Keeping alive the lore and vigour

Animal mask dance in Odisha is a dying art form that some are trying to preserve.

Published: 28th April 2013 12:00 AM  |   Last Updated: 26th April 2013 02:57 PM   |  A+A-


The innocuous stone, heavily coated with splatters of vermilion, turns Mother Goddess into bright crimson, shrouding the atmosphere with a deep sense of veneration. Narayan Maharana puts on the mask of the tiger. As he makes way through the crowd, his foray marked by a rhythmic gait of a deadly predator, the tone is set for a scintillating display of the communion between the divine and Nature. 

The procession of Maa Thakurani (Mother Goddess) and Maa Byaghra Devi (the tiger Goddess) commences with the thumping of the Changu, a tribal drum. As the ‘tiger’ dances, each of its footsteps speak of lore and oozes the raw vigour.

“It is the dance of the spring, celebrating the divinity of Nature and offering our gratitude to the Goddess. When the deities are out on a procession during the Thakurani Jatra, we become animals and perform this dance in their honour,” says Maharana, the last of the remaining gurus of the animal mask dance of Bhanjanagar.
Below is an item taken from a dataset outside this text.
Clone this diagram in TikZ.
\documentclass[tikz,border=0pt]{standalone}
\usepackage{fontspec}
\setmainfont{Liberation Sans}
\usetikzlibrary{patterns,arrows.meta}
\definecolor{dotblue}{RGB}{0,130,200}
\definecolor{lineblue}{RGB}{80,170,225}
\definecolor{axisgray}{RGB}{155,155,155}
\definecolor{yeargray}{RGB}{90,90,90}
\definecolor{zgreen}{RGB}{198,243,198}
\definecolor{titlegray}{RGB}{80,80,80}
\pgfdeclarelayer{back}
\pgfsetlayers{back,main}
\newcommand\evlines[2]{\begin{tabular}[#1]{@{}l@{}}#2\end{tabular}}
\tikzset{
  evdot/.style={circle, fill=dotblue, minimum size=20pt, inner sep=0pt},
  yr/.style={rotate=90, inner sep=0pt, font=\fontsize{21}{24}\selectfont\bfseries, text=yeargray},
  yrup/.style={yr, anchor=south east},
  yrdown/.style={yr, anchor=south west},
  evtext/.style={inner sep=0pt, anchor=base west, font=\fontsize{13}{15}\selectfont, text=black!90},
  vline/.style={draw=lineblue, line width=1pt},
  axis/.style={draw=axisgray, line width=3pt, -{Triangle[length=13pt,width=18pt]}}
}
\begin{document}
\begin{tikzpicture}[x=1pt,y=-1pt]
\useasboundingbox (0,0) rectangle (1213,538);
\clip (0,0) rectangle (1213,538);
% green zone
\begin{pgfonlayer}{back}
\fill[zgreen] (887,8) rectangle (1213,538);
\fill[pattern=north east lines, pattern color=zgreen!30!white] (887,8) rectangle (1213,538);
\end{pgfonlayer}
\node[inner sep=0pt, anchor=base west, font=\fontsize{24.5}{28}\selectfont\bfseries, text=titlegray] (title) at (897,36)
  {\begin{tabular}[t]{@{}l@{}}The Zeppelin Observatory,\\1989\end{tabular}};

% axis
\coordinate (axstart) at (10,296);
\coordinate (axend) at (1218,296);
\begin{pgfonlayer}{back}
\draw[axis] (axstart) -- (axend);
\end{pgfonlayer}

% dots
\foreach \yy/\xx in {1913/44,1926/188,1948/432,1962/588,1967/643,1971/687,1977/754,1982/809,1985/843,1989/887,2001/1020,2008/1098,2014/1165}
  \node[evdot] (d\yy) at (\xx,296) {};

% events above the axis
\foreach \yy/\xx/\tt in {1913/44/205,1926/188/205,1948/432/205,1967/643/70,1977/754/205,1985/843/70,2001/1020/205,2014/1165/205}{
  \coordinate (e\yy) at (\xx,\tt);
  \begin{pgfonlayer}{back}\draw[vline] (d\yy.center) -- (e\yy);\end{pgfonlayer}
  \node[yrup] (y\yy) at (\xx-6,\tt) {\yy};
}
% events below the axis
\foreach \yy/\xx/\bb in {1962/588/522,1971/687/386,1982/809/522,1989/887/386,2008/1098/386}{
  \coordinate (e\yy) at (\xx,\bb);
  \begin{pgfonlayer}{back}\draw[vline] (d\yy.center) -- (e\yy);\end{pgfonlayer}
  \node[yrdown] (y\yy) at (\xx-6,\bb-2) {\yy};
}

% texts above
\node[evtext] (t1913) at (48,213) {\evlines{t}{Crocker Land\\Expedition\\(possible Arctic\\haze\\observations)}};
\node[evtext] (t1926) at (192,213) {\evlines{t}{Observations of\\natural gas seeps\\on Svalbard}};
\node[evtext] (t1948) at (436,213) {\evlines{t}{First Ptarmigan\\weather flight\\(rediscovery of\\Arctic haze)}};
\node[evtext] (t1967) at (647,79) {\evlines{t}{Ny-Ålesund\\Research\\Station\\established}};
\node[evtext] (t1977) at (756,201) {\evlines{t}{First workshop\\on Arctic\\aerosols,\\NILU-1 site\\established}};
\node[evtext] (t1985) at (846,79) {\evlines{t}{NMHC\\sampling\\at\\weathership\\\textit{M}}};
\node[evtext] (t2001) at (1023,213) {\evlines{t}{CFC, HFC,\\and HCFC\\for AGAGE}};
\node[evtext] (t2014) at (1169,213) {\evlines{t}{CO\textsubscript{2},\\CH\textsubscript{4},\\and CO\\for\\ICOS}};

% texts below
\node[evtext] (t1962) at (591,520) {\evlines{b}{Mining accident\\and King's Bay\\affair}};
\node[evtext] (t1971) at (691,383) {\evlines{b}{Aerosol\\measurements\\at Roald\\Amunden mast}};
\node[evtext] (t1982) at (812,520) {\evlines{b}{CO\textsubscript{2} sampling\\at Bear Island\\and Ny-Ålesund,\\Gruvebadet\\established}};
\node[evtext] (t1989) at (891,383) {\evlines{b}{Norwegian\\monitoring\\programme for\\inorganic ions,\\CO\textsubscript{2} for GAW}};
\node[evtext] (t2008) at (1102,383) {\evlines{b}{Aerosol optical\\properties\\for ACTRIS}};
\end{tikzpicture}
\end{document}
The unique and exotic dance form is on the verge of extinction and only practised by a handful of artistes. The form, where the cannibal spirit of Nature finds a personification, has its origins in the princely state of Ghumusar in southern Odisha. The dance form was re-calibrated by legendary folk artiste Padmashree late Bhagaban Sahoo. He took this lesser known animal mask dance to the global arena. Being nurtured in the nonchalant environment of village akheda ghara (community centre), this dance form was a part of social and spiritual life of people. It is also a great example of guru-sishya parampara.

“It is a tedious and demanding art form. You need costumes, masquerades and many other items. For a full-fledged performance, one needs months of dedicated preparation, and for poor artistes it is difficult to get the means,” says Bighneswar Sahoo, grandson of Bhagaban Sahoo.

More than the dance, the preparation is an arduous task. The animal masquerade is prepared by the artiste with cane, jute and silk, and blended with appliqué works to give the attire its due regalia. “Imbibing the nuance of a wild beast is not child’s play,” says Maharana who has been playing the tiger for all the years.

Maharana is the key resource person of Upendra Bhanja Loka Nrutya Patisthan, Ganjam, popularising this rare dance form in India and abroad. He has dedicated his life towards the promotion of this art form in various ways. He is simultaneously a dancer, mask maker, artiste and guru trying to keep this form of dance alive.

Pasu Mukha Nrutya is a unique play of colours and undaunted animal expressions, intermixing indigenous steps and gaits.  The primal dance has influenced many a sophisticated classical dances with its dynamism.

Many can reminisce with fondness, the thrill of watching colourful dancers playing different animals and ceremonially performing to the ringmaster during marriage celebrations, processions, social or community events. But this is an extremely rare sight now.The artistes are marginalised and hardly received their due credit. One can witness them as a part of ceremonial procession of Independence Day or the Republic Day, but it does not light their hearths or fill their hearts. “Whenever we get an offer to perform, heaviness creeps in. Who will take over and carry forward this tradition after us? The charisma of this dance is dying out as the new generation hardly acknowledges this form of dance,” Narayana Maharana rues.

“To preserve it, government must look for an institute for documentation and preservation of this precious art form”, says Dr Dasarathi Bhuyan, professor and scholar.